[GIVEN DATA]:
═══
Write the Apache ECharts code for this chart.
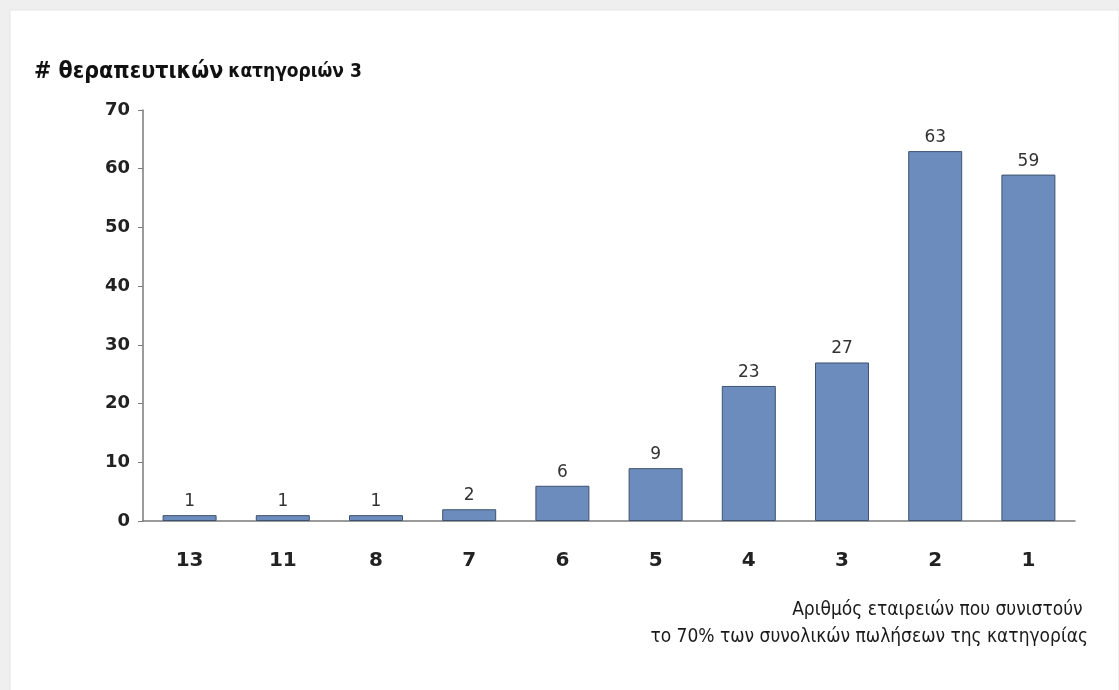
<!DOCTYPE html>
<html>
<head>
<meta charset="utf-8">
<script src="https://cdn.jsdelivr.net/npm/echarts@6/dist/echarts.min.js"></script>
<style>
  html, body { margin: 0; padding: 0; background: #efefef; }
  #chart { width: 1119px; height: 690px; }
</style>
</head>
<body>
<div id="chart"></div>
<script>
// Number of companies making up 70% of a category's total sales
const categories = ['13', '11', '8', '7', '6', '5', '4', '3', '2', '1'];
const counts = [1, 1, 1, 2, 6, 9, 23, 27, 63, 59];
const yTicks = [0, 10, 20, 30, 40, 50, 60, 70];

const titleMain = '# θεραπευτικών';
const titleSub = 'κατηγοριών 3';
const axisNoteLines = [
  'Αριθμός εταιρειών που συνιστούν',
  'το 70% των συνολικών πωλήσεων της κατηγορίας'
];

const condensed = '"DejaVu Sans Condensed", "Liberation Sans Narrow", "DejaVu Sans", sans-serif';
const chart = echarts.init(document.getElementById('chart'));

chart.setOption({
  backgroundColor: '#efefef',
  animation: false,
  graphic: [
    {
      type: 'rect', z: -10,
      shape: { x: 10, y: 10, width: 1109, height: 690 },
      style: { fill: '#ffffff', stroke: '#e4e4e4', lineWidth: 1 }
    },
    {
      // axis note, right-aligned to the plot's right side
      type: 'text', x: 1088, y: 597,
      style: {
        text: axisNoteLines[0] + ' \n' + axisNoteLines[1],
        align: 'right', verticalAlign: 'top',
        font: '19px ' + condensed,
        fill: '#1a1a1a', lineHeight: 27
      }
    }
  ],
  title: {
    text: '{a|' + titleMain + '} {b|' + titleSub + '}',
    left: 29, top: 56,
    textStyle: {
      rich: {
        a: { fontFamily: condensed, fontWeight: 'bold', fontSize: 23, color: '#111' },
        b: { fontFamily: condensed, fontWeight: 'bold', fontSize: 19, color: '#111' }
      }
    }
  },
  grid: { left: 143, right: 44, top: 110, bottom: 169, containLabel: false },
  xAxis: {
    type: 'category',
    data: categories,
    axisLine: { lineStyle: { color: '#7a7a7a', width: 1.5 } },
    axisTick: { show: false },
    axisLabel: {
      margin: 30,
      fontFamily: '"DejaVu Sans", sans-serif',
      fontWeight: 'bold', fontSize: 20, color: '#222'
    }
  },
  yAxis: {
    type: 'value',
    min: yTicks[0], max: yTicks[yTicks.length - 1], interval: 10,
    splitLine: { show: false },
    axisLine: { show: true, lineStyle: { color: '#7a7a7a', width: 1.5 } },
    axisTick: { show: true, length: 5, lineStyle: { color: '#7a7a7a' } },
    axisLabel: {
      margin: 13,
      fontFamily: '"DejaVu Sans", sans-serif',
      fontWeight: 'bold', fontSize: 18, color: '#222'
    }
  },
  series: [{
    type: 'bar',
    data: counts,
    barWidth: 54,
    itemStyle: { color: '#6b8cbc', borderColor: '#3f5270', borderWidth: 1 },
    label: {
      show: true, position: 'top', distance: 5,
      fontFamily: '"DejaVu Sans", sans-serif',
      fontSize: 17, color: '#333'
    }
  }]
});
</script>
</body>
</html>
═══
[PROBLEM TO WORK ON]:
Give back exactly the lines from the first line of the data through the line with "const yTicks = [0, 10, 20, 30, 40, 50, 60, 70];", pictures excluded.

[EXERCISE SOLUTION]:
Write the Apache ECharts code for this chart.
<!DOCTYPE html>
<html>
<head>
<meta charset="utf-8">
<script src="https://cdn.jsdelivr.net/npm/echarts@6/dist/echarts.min.js"></script>
<style>
  html, body { margin: 0; padding: 0; background: #efefef; }
  #chart { width: 1119px; height: 690px; }
</style>
</head>
<body>
<div id="chart"></div>
<script>
// Number of companies making up 70% of a category's total sales
const categories = ['13', '11', '8', '7', '6', '5', '4', '3', '2', '1'];
const counts = [1, 1, 1, 2, 6, 9, 23, 27, 63, 59];
const yTicks = [0, 10, 20, 30, 40, 50, 60, 70];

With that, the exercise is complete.